**INPUT DATA:**
***

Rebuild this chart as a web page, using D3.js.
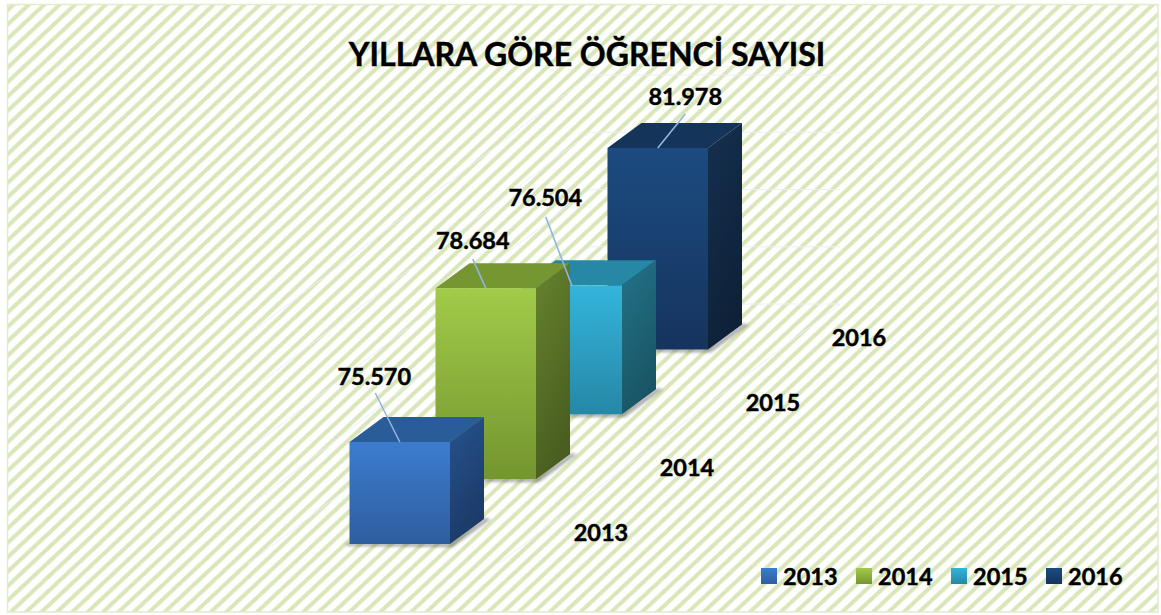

***

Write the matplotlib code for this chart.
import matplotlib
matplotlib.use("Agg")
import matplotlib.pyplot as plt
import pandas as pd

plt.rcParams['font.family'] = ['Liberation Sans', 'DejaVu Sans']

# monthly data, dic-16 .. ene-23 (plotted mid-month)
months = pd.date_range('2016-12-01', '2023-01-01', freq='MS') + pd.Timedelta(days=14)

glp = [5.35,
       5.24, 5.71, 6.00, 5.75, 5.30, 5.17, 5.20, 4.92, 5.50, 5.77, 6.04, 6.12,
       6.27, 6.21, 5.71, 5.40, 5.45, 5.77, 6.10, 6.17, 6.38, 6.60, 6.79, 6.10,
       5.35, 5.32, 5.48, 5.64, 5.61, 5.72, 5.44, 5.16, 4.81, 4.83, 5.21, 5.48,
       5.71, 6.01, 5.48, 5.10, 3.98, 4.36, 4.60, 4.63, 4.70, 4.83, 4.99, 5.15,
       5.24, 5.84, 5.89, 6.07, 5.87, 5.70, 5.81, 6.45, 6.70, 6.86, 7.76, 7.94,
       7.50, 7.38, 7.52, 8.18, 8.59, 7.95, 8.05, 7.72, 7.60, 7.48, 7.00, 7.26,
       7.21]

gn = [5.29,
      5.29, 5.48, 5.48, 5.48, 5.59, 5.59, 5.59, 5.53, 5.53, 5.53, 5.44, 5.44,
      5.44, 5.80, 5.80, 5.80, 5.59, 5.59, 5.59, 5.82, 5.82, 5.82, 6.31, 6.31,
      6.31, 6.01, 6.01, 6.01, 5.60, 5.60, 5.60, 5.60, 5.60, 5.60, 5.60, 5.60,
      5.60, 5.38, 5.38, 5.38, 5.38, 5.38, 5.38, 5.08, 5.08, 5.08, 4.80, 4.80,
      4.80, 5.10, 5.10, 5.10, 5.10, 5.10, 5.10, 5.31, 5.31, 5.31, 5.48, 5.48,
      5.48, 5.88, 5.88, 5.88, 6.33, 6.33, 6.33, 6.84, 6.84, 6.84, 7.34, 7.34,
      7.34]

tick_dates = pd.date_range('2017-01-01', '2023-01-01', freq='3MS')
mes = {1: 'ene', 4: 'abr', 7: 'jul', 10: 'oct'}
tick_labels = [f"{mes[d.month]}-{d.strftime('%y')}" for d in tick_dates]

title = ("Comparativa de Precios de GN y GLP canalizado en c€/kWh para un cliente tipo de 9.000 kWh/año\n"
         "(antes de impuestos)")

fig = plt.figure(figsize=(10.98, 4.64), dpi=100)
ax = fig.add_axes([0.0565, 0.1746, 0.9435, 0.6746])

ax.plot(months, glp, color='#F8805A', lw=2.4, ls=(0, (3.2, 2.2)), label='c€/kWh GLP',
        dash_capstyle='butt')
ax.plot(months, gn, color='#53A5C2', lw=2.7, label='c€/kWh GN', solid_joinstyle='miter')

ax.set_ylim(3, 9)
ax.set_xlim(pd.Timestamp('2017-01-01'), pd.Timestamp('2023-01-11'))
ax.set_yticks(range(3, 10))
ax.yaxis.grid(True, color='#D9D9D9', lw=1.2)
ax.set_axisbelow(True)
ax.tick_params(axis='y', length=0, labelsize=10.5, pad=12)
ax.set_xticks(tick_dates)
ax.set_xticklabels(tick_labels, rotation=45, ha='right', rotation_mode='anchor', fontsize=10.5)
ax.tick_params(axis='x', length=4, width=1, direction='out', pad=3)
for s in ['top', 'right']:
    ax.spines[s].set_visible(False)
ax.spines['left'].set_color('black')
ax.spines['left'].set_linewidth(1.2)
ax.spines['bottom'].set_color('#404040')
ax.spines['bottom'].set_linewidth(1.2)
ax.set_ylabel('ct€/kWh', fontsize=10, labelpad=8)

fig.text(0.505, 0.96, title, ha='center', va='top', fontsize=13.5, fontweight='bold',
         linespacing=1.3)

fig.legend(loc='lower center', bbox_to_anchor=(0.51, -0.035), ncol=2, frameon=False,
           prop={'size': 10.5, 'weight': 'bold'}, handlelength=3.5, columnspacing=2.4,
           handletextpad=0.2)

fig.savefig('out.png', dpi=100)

***

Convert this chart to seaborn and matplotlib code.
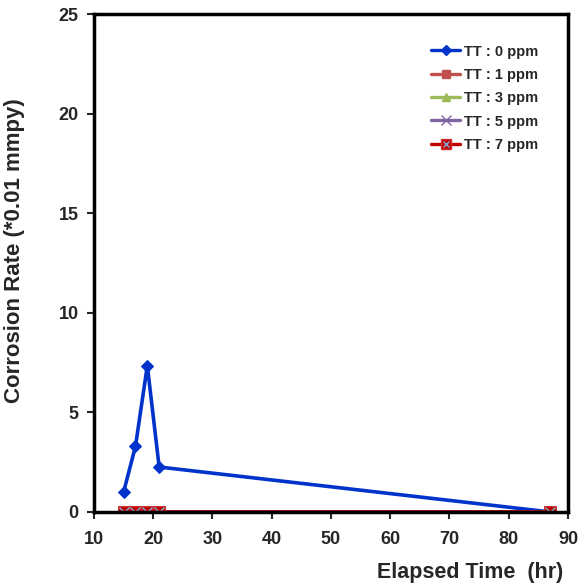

***

**TASK GOAL:** Repeat word for word the stretch of lines from the one with "Write the matplotlib code for this chart." down to the one with "months = pd.date_range('2016-12-01', '2023-01-01', freq='MS')", both included.

**EXERCISE RESULT:**
Write the matplotlib code for this chart.
import matplotlib
matplotlib.use("Agg")
import matplotlib.pyplot as plt
import pandas as pd

plt.rcParams['font.family'] = ['Liberation Sans', 'DejaVu Sans']

# monthly data, dic-16 .. ene-23 (plotted mid-month)
months = pd.date_range('2016-12-01', '2023-01-01', freq='MS') + pd.Timedelta(days=14)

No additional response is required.